Vers une nouvelle Communauté européenne de défense ?

Il y a cinquante ans, la « querelle de la CED » divisait la France. La question était simple mais décisive pour l'avenir : fallait-il former avec l'Allemagne à peine vaincue une armée commune pour faire de l'Europe des six, alors en construction, une puissance politique et militaire ? Bien sûr, ce projet portait la marque de la guerre froide, mais l'Europe avait alors une chance historique d'organiser sa propre défense dans le cadre d'une communauté disposant d'un état-major, de forces armées, d'un budget militaire et de programmes d'armement communs. On sait ce qu'il en est advenu. Après deux ans de tergiversations, le traité instituant la CED a été rejeté en 1954 par l'Assemblée nationale française, les députés gaullistes et communistes mêlant leurs voix avec la majorité de ceux de la droite traditionnelle. Le Parlement refusait ce que le général de Gaulle appelait «l'armée apatride», la «Babel militaire». Mais du même coup, il retirait toute chance de succès au projet de communauté politique européenne. L'objectif direct ne pouvait plus être de réaliser l'union politique. Il fallait préparer les esprits en passant par l'étape du Marché commun.

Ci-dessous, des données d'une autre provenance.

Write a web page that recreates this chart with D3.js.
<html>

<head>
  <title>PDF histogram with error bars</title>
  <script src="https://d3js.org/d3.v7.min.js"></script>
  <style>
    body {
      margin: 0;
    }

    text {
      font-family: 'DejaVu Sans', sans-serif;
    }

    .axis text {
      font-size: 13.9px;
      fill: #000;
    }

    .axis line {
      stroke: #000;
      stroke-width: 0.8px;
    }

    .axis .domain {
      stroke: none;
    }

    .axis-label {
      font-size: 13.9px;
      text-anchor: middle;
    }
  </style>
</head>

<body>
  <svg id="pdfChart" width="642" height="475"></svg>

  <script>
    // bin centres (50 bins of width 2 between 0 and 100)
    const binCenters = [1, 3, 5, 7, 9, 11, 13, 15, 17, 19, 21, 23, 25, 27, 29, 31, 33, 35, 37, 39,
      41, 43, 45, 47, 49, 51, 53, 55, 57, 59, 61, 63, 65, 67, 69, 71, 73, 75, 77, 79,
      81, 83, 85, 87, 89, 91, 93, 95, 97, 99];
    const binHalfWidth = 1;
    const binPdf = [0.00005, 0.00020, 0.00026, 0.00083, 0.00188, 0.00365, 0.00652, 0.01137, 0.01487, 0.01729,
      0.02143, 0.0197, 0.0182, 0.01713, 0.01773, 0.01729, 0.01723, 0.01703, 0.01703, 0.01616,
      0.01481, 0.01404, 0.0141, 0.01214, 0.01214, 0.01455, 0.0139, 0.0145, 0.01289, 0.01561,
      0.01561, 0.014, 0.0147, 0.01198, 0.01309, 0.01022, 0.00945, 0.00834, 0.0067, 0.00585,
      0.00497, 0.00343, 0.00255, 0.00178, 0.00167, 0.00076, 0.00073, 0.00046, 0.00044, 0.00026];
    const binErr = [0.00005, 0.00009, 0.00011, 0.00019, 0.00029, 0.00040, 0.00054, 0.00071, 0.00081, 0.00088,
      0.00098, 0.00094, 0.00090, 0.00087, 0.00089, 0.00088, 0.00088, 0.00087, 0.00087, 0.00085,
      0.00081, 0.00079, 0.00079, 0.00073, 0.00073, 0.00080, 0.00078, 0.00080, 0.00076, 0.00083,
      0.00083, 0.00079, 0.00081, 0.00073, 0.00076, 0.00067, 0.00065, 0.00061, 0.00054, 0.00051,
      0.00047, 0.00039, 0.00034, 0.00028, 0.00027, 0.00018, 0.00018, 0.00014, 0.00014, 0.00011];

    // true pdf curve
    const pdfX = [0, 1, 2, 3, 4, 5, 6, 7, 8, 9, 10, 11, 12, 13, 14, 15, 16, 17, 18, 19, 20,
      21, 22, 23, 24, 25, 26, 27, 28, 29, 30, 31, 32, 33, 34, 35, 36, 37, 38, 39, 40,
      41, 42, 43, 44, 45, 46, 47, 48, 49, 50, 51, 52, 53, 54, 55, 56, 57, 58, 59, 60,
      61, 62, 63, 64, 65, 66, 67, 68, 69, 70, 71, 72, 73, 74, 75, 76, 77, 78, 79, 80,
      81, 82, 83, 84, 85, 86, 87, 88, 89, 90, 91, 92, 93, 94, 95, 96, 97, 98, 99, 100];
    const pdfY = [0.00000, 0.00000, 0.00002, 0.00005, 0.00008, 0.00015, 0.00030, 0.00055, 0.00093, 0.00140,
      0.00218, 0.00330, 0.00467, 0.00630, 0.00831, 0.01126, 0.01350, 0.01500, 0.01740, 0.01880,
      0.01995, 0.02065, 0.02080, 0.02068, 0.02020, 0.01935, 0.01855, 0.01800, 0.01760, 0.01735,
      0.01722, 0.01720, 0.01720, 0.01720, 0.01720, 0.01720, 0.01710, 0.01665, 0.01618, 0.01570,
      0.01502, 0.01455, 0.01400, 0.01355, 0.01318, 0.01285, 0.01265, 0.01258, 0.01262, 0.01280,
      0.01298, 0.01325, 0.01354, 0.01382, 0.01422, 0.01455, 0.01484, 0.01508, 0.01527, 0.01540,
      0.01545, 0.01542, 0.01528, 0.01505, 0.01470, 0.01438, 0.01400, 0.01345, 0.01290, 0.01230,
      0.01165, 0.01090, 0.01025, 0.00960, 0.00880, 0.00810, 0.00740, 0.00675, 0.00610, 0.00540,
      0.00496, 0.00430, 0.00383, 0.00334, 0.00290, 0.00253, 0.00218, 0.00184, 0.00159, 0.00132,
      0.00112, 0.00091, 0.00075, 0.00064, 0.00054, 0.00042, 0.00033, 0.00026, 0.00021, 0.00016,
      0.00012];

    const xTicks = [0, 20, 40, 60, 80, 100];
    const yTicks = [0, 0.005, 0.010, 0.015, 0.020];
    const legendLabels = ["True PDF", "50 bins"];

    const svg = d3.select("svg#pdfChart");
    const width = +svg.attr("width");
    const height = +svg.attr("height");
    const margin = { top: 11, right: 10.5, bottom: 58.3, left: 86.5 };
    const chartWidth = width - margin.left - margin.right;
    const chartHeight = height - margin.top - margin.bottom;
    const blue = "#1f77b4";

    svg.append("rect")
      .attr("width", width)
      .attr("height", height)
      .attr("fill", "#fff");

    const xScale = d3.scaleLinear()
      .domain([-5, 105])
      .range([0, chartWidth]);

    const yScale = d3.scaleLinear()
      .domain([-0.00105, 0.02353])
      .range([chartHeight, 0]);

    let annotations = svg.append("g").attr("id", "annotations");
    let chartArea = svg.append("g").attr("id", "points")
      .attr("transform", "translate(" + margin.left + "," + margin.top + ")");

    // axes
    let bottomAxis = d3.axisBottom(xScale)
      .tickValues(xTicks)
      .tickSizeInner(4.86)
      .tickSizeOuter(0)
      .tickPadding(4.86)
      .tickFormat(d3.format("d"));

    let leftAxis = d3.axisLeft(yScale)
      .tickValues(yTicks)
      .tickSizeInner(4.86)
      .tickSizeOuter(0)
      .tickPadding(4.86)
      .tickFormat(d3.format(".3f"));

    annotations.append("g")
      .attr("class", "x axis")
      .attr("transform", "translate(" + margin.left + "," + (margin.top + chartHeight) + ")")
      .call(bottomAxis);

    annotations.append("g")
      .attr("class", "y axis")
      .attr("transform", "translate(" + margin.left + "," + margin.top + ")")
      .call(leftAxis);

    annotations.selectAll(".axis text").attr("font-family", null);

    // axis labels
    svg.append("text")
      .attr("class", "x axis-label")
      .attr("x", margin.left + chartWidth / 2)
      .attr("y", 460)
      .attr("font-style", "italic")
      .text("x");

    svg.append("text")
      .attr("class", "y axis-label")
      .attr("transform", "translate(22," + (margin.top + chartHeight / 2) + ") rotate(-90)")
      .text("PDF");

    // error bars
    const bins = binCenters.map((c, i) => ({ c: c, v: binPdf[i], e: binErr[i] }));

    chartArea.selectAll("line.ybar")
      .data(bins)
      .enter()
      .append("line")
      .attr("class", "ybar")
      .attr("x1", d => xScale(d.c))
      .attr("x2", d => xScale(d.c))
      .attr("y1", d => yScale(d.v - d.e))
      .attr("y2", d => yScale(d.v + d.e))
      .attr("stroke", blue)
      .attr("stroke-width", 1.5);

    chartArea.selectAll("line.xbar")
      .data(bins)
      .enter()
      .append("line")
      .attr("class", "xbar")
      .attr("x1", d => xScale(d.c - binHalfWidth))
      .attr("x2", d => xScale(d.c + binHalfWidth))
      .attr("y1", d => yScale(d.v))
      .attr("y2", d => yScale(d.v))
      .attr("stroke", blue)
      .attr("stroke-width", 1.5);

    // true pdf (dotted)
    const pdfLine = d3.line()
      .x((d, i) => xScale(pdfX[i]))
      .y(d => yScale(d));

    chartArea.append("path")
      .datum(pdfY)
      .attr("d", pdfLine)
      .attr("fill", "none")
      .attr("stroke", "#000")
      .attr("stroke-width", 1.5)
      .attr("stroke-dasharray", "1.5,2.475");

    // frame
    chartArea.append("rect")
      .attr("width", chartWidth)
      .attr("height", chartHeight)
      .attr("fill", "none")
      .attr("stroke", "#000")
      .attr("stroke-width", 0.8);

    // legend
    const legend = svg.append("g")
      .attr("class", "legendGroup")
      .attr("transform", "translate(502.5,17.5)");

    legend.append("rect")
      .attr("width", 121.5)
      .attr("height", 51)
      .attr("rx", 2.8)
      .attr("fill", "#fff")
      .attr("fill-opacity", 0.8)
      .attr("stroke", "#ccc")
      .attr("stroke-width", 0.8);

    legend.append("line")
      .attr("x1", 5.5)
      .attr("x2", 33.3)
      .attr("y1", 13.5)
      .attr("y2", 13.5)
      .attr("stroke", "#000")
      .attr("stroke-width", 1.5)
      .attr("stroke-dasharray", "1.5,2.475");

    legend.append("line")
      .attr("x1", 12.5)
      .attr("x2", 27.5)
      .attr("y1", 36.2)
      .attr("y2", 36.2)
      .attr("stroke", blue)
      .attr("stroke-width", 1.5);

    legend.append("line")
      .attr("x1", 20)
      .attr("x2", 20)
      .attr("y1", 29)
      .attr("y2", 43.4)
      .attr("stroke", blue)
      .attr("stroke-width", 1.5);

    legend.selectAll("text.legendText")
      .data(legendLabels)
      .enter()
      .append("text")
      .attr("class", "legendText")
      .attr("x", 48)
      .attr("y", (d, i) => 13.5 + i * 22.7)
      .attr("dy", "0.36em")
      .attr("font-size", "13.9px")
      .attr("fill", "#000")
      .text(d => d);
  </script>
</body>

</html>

C'est en 1990 seulement que les gouvernements ont pu, sous l'effet des bouleversements provoqués par la chute du mur de Berlin, reprendre le projet de construction politique de l'Europe, sur la proposition de François Mitterrand et de Helmut Kohl. Aujourd'hui, alors que la Convention européenne peine à formuler des orientations claires pour l'avenir, l'Union étale ses divergences sur la question irakienne. Ce constat ne doit pas nous empêcher de faire preuve de lucidité et de courage.

Les pays européens sont, une nouvelle fois, confrontés à leur destin. Comme il y a cinquante ans, leur choix dépendra, pour une très large part, de celui de la France. Osons donc nous engager dans la voie d'une nouvelle Communauté européenne de défense.